Task brief – Output all lines exactly.

[Data start]

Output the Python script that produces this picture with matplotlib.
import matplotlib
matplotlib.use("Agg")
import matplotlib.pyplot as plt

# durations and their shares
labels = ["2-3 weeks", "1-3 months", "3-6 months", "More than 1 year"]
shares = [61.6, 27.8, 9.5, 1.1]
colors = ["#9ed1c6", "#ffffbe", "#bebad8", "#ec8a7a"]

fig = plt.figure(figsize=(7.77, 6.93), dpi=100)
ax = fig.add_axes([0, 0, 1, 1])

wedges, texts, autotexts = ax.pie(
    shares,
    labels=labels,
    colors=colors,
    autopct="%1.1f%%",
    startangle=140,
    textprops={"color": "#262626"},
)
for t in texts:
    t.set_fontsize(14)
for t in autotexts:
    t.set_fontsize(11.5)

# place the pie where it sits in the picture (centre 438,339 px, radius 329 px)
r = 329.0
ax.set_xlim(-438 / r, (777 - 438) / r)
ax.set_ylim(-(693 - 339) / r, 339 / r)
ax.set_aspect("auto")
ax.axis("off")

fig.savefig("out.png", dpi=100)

[Data end]

Solved exercise –
Output the Python script that produces this picture with matplotlib.
import matplotlib
matplotlib.use("Agg")
import matplotlib.pyplot as plt

# durations and their shares
labels = ["2-3 weeks", "1-3 months", "3-6 months", "More than 1 year"]
shares = [61.6, 27.8, 9.5, 1.1]
colors = ["#9ed1c6", "#ffffbe", "#bebad8", "#ec8a7a"]

fig = plt.figure(figsize=(7.77, 6.93), dpi=100)
ax = fig.add_axes([0, 0, 1, 1])

wedges, texts, autotexts = ax.pie(
    shares,
    labels=labels,
    colors=colors,
    autopct="%1.1f%%",
    startangle=140,
    textprops={"color": "#262626"},
)
for t in texts:
    t.set_fontsize(14)
for t in autotexts:
    t.set_fontsize(11.5)

# place the pie where it sits in the picture (centre 438,339 px, radius 329 px)
r = 329.0
ax.set_xlim(-438 / r, (777 - 438) / r)
ax.set_ylim(-(693 - 339) / r, 339 / r)
ax.set_aspect("auto")
ax.axis("off")

fig.savefig("out.png", dpi=100)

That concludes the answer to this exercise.